Your output must be the lines below from the line containing "Emit a web page" to the line containing "var baseline = 50;", both lines included, reproduced exactly and without pictures.

▶ SUPPLIED DATA
•••

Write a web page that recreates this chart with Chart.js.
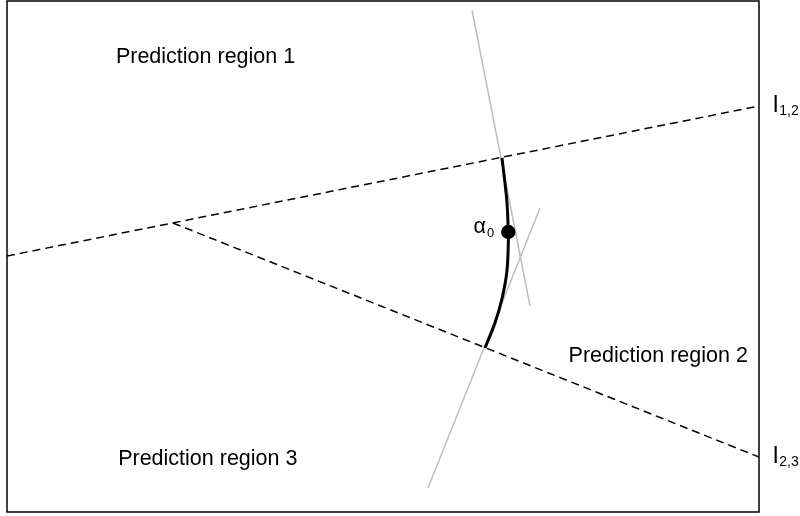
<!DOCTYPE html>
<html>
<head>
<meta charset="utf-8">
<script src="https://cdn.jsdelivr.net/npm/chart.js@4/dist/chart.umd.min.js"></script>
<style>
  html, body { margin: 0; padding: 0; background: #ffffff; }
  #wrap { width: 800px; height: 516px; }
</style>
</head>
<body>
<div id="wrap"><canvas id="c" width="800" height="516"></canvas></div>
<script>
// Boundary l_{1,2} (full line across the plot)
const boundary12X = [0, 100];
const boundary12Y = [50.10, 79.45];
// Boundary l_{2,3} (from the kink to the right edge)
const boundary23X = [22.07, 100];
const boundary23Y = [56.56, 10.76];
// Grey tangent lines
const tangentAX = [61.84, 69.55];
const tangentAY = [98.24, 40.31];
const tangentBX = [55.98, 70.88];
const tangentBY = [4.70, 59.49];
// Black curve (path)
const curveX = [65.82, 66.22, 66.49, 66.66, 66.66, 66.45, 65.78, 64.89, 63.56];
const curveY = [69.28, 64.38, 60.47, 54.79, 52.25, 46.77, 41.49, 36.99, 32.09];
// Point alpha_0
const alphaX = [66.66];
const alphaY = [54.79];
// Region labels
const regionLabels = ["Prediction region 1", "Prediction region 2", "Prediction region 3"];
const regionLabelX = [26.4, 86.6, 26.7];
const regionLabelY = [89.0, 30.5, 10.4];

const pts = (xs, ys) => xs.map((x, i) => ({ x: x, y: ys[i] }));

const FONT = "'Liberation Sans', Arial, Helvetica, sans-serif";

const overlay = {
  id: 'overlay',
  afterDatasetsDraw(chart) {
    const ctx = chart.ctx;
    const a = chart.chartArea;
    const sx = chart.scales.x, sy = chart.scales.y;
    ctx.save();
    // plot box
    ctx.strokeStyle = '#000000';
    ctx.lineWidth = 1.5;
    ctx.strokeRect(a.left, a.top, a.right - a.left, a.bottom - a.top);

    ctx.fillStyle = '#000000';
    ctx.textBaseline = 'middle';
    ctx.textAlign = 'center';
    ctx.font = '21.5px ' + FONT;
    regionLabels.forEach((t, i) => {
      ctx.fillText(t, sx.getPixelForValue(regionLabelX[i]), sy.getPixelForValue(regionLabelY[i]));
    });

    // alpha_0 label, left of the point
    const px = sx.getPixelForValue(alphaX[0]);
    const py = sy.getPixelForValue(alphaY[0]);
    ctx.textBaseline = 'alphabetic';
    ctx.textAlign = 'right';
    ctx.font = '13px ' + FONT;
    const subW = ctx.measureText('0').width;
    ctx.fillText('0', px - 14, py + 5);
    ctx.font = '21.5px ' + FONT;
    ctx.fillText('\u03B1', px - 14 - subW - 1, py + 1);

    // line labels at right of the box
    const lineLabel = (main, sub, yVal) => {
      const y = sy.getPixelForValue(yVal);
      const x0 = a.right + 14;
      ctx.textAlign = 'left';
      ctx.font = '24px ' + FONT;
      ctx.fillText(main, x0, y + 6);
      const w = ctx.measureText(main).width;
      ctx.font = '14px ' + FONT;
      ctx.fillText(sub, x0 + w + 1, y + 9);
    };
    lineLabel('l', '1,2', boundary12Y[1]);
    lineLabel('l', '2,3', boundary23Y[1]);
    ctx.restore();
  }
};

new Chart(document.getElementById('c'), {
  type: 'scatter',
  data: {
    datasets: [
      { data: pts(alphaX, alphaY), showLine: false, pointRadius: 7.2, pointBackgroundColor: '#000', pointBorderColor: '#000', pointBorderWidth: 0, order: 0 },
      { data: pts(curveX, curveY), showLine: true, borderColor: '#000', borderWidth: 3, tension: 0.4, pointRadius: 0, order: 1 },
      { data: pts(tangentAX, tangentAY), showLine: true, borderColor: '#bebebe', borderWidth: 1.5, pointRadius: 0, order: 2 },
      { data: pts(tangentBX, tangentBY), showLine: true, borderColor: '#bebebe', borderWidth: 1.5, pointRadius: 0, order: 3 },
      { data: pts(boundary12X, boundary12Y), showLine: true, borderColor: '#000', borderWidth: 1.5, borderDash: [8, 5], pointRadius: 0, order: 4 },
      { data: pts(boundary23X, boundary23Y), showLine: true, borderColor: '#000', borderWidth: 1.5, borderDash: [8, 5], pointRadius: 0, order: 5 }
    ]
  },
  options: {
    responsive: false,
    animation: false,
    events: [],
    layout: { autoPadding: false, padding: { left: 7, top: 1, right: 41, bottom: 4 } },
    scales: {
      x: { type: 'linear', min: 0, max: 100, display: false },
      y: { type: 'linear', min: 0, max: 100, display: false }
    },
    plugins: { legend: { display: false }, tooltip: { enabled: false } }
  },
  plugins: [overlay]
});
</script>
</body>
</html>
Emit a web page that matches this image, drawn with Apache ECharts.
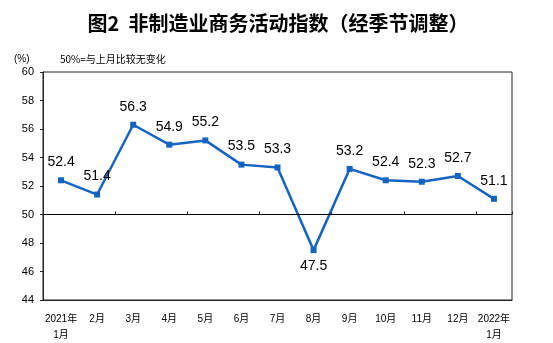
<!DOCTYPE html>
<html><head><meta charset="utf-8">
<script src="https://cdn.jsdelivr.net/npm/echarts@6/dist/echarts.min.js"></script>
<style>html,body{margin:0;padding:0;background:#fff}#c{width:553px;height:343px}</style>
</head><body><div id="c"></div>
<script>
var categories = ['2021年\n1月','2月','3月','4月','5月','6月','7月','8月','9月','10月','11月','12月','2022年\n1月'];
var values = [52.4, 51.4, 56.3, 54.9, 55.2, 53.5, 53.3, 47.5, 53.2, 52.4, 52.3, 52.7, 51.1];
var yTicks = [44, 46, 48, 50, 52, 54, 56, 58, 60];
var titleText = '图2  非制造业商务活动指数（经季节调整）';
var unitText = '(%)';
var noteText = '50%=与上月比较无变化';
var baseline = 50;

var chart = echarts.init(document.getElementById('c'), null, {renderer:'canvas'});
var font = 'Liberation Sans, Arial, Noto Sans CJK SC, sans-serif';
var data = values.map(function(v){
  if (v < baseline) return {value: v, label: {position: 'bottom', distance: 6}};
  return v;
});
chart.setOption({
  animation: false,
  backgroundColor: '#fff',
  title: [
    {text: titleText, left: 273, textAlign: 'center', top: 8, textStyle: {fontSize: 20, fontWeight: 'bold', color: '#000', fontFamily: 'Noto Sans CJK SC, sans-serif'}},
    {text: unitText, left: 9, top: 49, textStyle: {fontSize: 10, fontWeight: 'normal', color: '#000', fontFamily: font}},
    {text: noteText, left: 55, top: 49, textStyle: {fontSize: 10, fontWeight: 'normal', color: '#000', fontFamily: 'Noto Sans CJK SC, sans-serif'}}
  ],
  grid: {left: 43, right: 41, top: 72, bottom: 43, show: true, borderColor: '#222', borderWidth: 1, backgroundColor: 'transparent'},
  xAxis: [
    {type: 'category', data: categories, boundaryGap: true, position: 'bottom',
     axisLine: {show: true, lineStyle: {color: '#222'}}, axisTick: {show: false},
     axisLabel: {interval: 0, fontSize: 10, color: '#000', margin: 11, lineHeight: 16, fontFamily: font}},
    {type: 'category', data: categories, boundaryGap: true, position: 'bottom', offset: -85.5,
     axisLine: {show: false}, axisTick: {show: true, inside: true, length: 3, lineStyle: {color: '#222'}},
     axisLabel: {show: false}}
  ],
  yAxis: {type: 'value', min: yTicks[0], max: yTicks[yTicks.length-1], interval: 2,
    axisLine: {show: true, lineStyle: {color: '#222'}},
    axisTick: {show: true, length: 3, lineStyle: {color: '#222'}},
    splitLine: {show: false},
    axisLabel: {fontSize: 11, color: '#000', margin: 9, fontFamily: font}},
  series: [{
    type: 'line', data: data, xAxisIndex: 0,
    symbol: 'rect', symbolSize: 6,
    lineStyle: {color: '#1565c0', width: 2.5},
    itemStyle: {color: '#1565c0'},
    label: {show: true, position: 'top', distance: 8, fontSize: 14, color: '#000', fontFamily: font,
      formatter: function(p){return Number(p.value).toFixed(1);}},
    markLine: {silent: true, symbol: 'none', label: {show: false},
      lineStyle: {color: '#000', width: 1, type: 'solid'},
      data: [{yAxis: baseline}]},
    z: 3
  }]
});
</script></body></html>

•••

▶ EXERCISE RESPONSE
Emit a web page that matches this image, drawn with Apache ECharts.
<!DOCTYPE html>
<html><head><meta charset="utf-8">
<script src="https://cdn.jsdelivr.net/npm/echarts@6/dist/echarts.min.js"></script>
<style>html,body{margin:0;padding:0;background:#fff}#c{width:553px;height:343px}</style>
</head><body><div id="c"></div>
<script>
var categories = ['2021年\n1月','2月','3月','4月','5月','6月','7月','8月','9月','10月','11月','12月','2022年\n1月'];
var values = [52.4, 51.4, 56.3, 54.9, 55.2, 53.5, 53.3, 47.5, 53.2, 52.4, 52.3, 52.7, 51.1];
var yTicks = [44, 46, 48, 50, 52, 54, 56, 58, 60];
var titleText = '图2  非制造业商务活动指数（经季节调整）';
var unitText = '(%)';
var noteText = '50%=与上月比较无变化';
var baseline = 50;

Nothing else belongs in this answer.